→ **Objective**:
Below is some material; set it all down exactly, apart from the pictures.

:: Dataset excerpt

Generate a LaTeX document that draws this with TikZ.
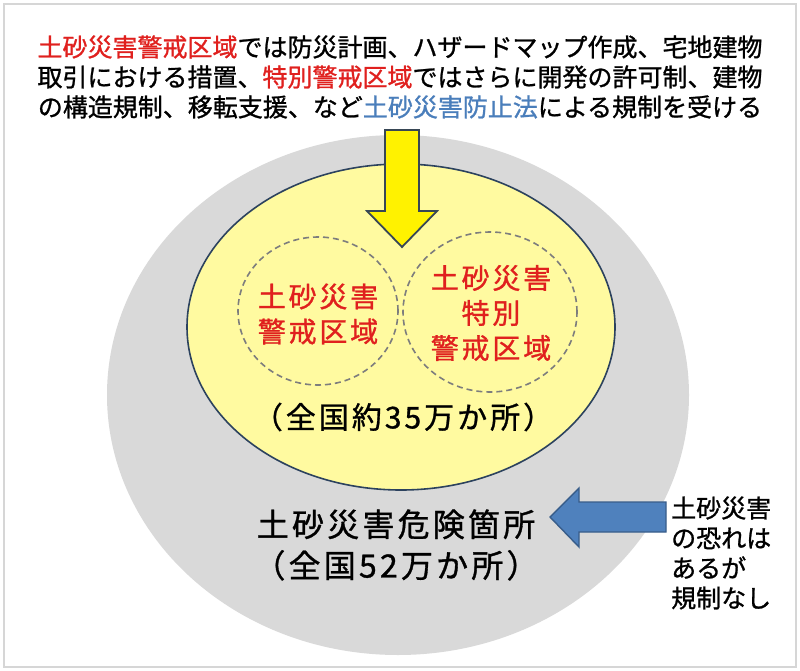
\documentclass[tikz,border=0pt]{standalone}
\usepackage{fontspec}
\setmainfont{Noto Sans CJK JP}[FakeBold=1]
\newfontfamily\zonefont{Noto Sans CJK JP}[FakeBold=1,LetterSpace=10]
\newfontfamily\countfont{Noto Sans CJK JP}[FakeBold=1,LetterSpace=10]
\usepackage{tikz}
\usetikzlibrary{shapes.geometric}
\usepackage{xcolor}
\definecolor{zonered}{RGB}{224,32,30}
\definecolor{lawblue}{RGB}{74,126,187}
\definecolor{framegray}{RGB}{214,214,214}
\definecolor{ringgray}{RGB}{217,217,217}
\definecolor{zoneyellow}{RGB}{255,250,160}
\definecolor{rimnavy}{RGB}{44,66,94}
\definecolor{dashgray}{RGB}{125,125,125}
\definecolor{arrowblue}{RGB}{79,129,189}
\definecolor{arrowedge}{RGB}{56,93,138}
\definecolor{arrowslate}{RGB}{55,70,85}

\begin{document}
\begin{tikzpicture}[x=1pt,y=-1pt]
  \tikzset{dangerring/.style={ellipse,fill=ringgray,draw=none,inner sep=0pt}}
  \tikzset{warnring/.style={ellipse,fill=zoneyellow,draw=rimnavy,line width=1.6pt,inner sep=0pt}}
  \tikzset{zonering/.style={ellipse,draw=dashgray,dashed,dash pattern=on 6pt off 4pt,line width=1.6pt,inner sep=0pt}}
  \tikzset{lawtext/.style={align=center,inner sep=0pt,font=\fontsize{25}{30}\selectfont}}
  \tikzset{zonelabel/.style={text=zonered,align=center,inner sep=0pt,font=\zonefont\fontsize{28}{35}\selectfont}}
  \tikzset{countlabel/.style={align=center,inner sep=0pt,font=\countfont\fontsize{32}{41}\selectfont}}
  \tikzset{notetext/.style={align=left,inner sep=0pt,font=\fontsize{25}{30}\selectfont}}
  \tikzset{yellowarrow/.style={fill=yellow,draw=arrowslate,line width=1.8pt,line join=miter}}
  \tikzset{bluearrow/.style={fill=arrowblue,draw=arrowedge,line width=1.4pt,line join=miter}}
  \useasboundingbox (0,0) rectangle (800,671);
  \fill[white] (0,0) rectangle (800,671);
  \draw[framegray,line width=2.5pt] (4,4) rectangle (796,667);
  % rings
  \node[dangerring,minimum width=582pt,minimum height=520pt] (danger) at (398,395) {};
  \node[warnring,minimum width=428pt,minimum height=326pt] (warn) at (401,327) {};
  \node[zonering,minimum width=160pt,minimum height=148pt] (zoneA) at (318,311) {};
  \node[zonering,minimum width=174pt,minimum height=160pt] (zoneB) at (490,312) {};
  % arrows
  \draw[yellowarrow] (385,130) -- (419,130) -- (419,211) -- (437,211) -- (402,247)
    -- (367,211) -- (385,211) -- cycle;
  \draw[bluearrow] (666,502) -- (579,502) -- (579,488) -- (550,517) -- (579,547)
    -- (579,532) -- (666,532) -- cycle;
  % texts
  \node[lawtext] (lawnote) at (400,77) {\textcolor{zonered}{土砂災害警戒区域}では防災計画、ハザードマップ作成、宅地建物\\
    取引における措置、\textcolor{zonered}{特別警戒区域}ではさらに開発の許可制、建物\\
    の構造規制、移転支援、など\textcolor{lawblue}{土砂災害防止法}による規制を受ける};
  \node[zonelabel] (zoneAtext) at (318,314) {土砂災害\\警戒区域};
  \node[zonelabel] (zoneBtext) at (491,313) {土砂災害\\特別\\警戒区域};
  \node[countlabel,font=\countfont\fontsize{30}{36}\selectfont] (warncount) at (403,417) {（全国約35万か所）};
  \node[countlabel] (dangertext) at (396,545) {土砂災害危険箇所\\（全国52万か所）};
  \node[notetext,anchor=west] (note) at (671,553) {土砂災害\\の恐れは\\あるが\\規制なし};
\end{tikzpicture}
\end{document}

::::

→ **Answer to the exercise**:
Generate a LaTeX document that draws this with TikZ.
\documentclass[tikz,border=0pt]{standalone}
\usepackage{fontspec}
\setmainfont{Noto Sans CJK JP}[FakeBold=1]
\newfontfamily\zonefont{Noto Sans CJK JP}[FakeBold=1,LetterSpace=10]
\newfontfamily\countfont{Noto Sans CJK JP}[FakeBold=1,LetterSpace=10]
\usepackage{tikz}
\usetikzlibrary{shapes.geometric}
\usepackage{xcolor}
\definecolor{zonered}{RGB}{224,32,30}
\definecolor{lawblue}{RGB}{74,126,187}
\definecolor{framegray}{RGB}{214,214,214}
\definecolor{ringgray}{RGB}{217,217,217}
\definecolor{zoneyellow}{RGB}{255,250,160}
\definecolor{rimnavy}{RGB}{44,66,94}
\definecolor{dashgray}{RGB}{125,125,125}
\definecolor{arrowblue}{RGB}{79,129,189}
\definecolor{arrowedge}{RGB}{56,93,138}
\definecolor{arrowslate}{RGB}{55,70,85}

\begin{document}
\begin{tikzpicture}[x=1pt,y=-1pt]
  \tikzset{dangerring/.style={ellipse,fill=ringgray,draw=none,inner sep=0pt}}
  \tikzset{warnring/.style={ellipse,fill=zoneyellow,draw=rimnavy,line width=1.6pt,inner sep=0pt}}
  \tikzset{zonering/.style={ellipse,draw=dashgray,dashed,dash pattern=on 6pt off 4pt,line width=1.6pt,inner sep=0pt}}
  \tikzset{lawtext/.style={align=center,inner sep=0pt,font=\fontsize{25}{30}\selectfont}}
  \tikzset{zonelabel/.style={text=zonered,align=center,inner sep=0pt,font=\zonefont\fontsize{28}{35}\selectfont}}
  \tikzset{countlabel/.style={align=center,inner sep=0pt,font=\countfont\fontsize{32}{41}\selectfont}}
  \tikzset{notetext/.style={align=left,inner sep=0pt,font=\fontsize{25}{30}\selectfont}}
  \tikzset{yellowarrow/.style={fill=yellow,draw=arrowslate,line width=1.8pt,line join=miter}}
  \tikzset{bluearrow/.style={fill=arrowblue,draw=arrowedge,line width=1.4pt,line join=miter}}
  \useasboundingbox (0,0) rectangle (800,671);
  \fill[white] (0,0) rectangle (800,671);
  \draw[framegray,line width=2.5pt] (4,4) rectangle (796,667);
  % rings
  \node[dangerring,minimum width=582pt,minimum height=520pt] (danger) at (398,395) {};
  \node[warnring,minimum width=428pt,minimum height=326pt] (warn) at (401,327) {};
  \node[zonering,minimum width=160pt,minimum height=148pt] (zoneA) at (318,311) {};
  \node[zonering,minimum width=174pt,minimum height=160pt] (zoneB) at (490,312) {};
  % arrows
  \draw[yellowarrow] (385,130) -- (419,130) -- (419,211) -- (437,211) -- (402,247)
    -- (367,211) -- (385,211) -- cycle;
  \draw[bluearrow] (666,502) -- (579,502) -- (579,488) -- (550,517) -- (579,547)
    -- (579,532) -- (666,532) -- cycle;
  % texts
  \node[lawtext] (lawnote) at (400,77) {\textcolor{zonered}{土砂災害警戒区域}では防災計画、ハザードマップ作成、宅地建物\\
    取引における措置、\textcolor{zonered}{特別警戒区域}ではさらに開発の許可制、建物\\
    の構造規制、移転支援、など\textcolor{lawblue}{土砂災害防止法}による規制を受ける};
  \node[zonelabel] (zoneAtext) at (318,314) {土砂災害\\警戒区域};
  \node[zonelabel] (zoneBtext) at (491,313) {土砂災害\\特別\\警戒区域};
  \node[countlabel,font=\countfont\fontsize{30}{36}\selectfont] (warncount) at (403,417) {（全国約35万か所）};
  \node[countlabel] (dangertext) at (396,545) {土砂災害危険箇所\\（全国52万か所）};
  \node[notetext,anchor=west] (note) at (671,553) {土砂災害\\の恐れは\\あるが\\規制なし};
\end{tikzpicture}
\end{document}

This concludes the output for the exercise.